Timeouts, tokens and context cost
How model limits work: what tokens are, why a response can be cut off or time out, how a large context affects cost and speed, and what to do about it.
1Tokens and context in plain words
Models count and bill work in “tokens” (roughly parts of words; Russian text usually takes more tokens than the same English text). Every request includes: the system instruction, the project context (description, tone of voice, audience, taboos, marketing and extra context, the text of context files), the material/topic itself, and then the model's answer. The larger the input context and the longer the answer, the more tokens — and the more expensive and slower the request.
2Request timeout
If the model doesn't reply within the allotted time, the request is aborted and the “Model requests” log shows “Error: The operation was aborted due to timeout”. This is not the model's answer but a guard against hangs.

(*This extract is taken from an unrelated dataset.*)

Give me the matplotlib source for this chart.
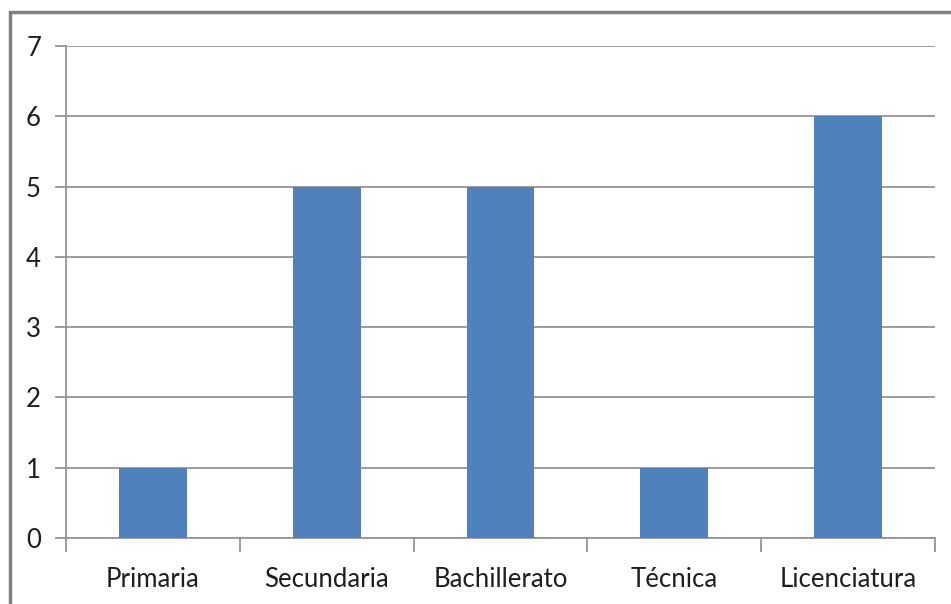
import matplotlib.pyplot as plt
from matplotlib.patches import Rectangle

categories = ["Primaria", "Secundaria", "Bachillerato", "Técnica", "Licenciatura"]
counts = [1, 5, 5, 1, 6]
y_ticks = [0, 1, 2, 3, 4, 5, 6, 7]

plt.rcParams['font.family'] = ['Lato', 'DejaVu Sans']

fig = plt.figure(figsize=(9.51, 6.04), dpi=100)
W, H = 951, 604
ax = fig.add_axes([66 / W, 1 - 538 / H, (935 - 66) / W, (538 - 46) / H])

grid_col = '#959595'
x = range(len(categories))
ax.bar(x, counts, width=0.39, color='#4F81BD', zorder=3)

ax.set_xlim(-0.5, len(categories) - 0.5)
ax.set_ylim(0, 7)
ax.set_yticks(y_ticks)
ax.yaxis.grid(True, color=grid_col, linewidth=1.3, zorder=0)

# category labels sit between boundary ticks
ax.set_xticks([i - 0.5 for i in range(len(categories) + 1)])
ax.set_xticklabels([])
ax.set_xticks(list(x), minor=True)
ax.set_xticklabels(categories, minor=True, fontsize=18.5, color='#1e1e1e')
ax.tick_params(axis='x', which='minor', length=0, pad=21)
ax.tick_params(axis='x', which='major', length=10, color=grid_col, width=1.3)
ax.tick_params(axis='y', length=8, color=grid_col, width=1.3, pad=10,
               labelsize=18.5, labelcolor='#1e1e1e')

for side in ['top', 'right']:
    ax.spines[side].set_visible(False)
for side in ['left', 'bottom']:
    ax.spines[side].set_color(grid_col)
    ax.spines[side].set_linewidth(1.3)

# outer frame of the chart (only top and left edges fall inside the image)
fig.patches.append(Rectangle((10 / W, -0.05), 1.1, 1 - 12 / H + 0.05,
                             transform=fig.transFigure, fill=False,
                             edgecolor='#7f7f7f', linewidth=2.5))

fig.savefig("out.png", dpi=100)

The default limit is 45 seconds; an administrator can change it via the LLM_TIMEOUT_MS environment variable. Common causes: a slow or “reasoning” model, a very large prompt, provider overload, or network issues reaching the API.
3Answer length limit (cut off mid-sentence)
The model's answer has a length cap in tokens (max_tokens). If the answer doesn't fit, it is cut off — in the log you'll see the text ending mid-word. For ordinary posts the cap is enough; for long structured answers (e.g. “Improve project” or website import) the service requests a higher cap. If you still see truncation — reduce context or pick a model with a larger answer limit.
4Large context = more cost and slower
Note: everything in the project context is sent to the model on EVERY generation. Long “Extra context” and “Marketing context”, as well as uploaded files (.md/.pdf, up to ~20,000 characters per file), enlarge each request — this raises token spend (money) and response time and brings the timeout closer. Several large files per project can noticeably increase the cost of regular generation.
5How to resolve it
1) Reduce context: remove unnecessary or bulky context files, trim “Extra”/“Marketing context” to the essentials. 2) Pick a faster/lighter model (e.g. a lite mode) in project settings. 3) If answers are genuinely long — ask an administrator to raise LLM_TIMEOUT_MS. 4) Make sure a working key for the selected model is set (Profile → keys) and the API is reachable. 5) Retry later if the provider was overloaded.
6Controlling token spend
To keep spend predictable: set “Generation limits” (drafts per 24h and per 7 days) in project settings — generation pauses when a limit is reached. Watch the “Model requests” section: it shows every real call with request and response — handy to gauge volume and spot bloated prompts. Keep the context concise: prompt quality matters more than length.